-- begin Records for the task --
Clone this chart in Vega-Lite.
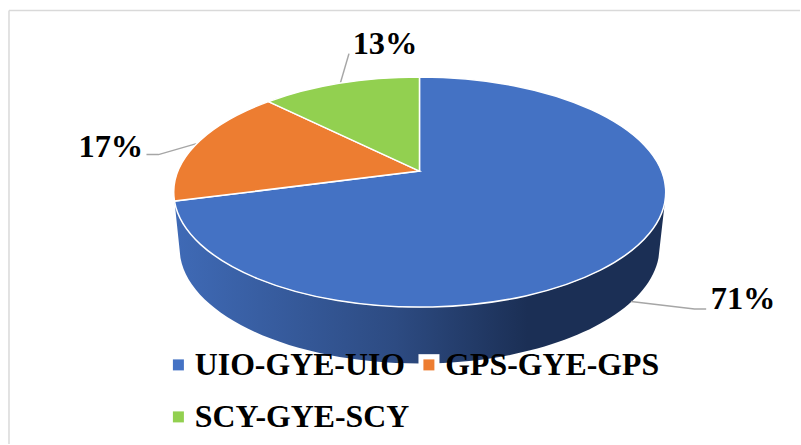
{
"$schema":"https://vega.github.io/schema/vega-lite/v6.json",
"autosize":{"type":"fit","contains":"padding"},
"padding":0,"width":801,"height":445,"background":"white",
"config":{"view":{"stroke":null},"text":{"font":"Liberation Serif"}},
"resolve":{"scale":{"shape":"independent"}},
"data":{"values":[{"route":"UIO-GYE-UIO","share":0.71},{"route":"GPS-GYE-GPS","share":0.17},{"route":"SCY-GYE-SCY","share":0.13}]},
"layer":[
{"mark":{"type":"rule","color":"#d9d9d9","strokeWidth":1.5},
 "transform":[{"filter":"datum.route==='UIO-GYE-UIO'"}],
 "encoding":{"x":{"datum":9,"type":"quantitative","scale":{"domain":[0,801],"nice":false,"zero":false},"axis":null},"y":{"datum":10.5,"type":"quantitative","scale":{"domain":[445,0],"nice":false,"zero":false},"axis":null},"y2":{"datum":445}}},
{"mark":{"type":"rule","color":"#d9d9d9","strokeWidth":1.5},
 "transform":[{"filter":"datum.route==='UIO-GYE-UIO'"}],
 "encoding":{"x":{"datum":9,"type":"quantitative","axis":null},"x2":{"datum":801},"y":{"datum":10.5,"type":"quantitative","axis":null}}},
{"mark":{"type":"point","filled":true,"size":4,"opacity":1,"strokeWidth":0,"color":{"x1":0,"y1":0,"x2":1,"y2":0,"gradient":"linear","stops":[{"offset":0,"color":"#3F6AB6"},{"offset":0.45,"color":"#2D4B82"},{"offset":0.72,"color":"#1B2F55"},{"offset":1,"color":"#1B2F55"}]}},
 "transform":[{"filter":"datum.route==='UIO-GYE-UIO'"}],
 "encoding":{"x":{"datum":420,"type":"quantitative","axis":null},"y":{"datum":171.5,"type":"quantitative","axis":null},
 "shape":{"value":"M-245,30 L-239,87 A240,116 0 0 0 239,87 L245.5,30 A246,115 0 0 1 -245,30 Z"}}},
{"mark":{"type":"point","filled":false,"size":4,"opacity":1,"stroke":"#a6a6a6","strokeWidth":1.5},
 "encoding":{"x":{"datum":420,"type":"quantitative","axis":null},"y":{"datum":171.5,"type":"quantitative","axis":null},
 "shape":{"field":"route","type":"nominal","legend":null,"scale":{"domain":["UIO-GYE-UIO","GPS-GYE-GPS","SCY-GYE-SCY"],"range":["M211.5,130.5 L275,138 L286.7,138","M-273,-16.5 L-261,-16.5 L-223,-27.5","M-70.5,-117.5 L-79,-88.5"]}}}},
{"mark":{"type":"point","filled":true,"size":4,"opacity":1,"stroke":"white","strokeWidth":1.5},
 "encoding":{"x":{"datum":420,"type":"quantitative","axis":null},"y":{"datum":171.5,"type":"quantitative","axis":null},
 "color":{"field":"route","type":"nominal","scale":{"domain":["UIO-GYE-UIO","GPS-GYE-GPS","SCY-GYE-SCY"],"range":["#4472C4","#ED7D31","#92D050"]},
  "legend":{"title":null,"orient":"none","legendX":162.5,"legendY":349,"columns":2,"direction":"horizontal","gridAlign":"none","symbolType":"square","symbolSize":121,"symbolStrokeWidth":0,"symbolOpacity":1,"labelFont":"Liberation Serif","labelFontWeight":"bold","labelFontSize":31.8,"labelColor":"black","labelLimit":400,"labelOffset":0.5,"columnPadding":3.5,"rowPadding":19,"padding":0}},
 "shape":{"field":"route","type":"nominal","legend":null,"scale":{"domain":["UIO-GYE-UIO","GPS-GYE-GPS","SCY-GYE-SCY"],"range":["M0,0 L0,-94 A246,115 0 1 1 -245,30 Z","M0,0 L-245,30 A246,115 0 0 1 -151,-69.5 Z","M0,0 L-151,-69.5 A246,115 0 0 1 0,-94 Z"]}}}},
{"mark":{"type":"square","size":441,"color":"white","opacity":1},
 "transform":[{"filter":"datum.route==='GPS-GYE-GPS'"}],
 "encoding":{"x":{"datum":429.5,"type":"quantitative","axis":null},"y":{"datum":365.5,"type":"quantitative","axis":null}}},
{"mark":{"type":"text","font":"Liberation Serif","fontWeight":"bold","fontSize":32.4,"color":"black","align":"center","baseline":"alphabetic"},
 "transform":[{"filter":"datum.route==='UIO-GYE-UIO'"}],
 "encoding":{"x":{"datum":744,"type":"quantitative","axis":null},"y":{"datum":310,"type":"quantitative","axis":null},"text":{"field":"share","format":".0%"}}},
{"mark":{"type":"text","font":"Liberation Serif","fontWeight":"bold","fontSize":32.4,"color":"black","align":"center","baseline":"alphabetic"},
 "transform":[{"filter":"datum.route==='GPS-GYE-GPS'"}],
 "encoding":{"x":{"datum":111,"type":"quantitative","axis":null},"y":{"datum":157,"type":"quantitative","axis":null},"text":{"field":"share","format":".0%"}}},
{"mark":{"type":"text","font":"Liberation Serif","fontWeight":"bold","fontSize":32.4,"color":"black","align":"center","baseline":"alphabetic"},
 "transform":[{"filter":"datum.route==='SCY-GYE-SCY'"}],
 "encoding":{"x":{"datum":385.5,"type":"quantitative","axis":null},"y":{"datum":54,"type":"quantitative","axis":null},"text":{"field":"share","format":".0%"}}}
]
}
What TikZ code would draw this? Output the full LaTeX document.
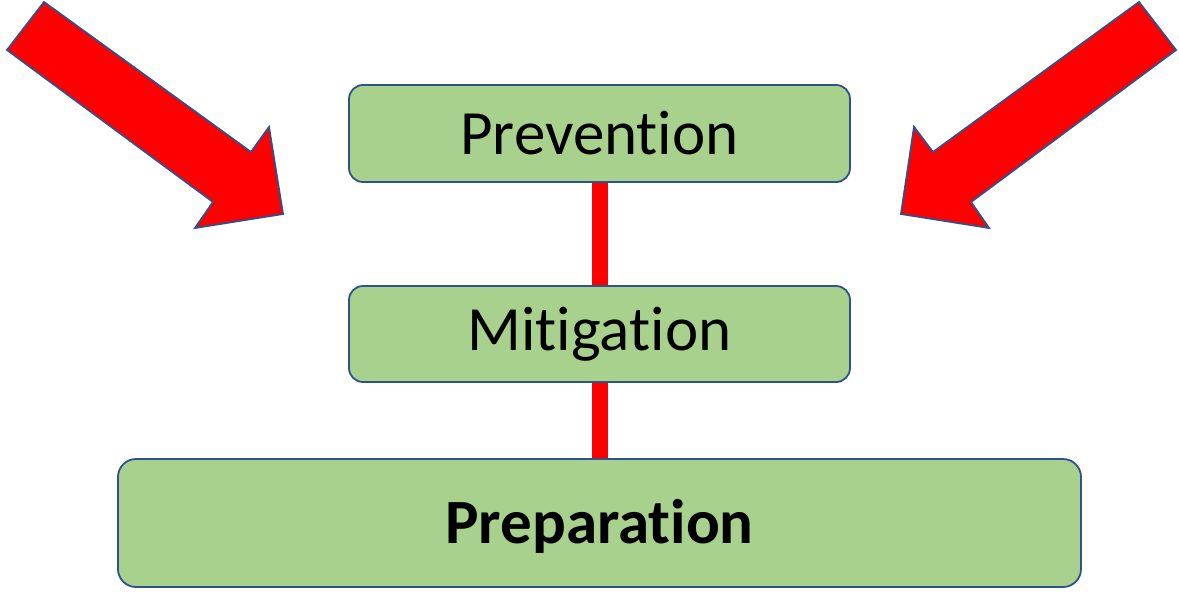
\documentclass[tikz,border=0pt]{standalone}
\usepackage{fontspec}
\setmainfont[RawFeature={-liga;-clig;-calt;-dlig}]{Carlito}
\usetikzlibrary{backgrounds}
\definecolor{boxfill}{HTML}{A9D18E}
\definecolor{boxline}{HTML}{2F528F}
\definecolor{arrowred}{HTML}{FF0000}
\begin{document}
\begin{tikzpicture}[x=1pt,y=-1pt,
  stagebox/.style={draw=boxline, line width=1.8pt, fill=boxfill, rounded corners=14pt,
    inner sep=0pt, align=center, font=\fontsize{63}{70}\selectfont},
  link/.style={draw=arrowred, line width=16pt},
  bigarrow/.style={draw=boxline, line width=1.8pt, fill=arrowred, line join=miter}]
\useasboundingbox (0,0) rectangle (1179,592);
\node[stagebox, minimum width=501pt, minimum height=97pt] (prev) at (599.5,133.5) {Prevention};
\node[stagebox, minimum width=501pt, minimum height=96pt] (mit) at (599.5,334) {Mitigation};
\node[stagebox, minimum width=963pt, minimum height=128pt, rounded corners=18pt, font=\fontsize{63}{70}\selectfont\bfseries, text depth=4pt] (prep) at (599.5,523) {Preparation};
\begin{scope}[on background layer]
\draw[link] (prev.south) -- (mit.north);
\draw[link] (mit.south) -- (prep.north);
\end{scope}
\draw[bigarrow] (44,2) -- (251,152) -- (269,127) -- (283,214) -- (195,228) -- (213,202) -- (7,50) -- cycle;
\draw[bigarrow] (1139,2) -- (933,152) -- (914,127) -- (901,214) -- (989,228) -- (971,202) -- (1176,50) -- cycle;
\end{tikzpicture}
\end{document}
-- end Records for the task --
Filter lines by "this" and return each hit.

*Result of the exercise*.
Clone this chart in Vega-Lite.
What TikZ code would draw this? Output the full LaTeX document.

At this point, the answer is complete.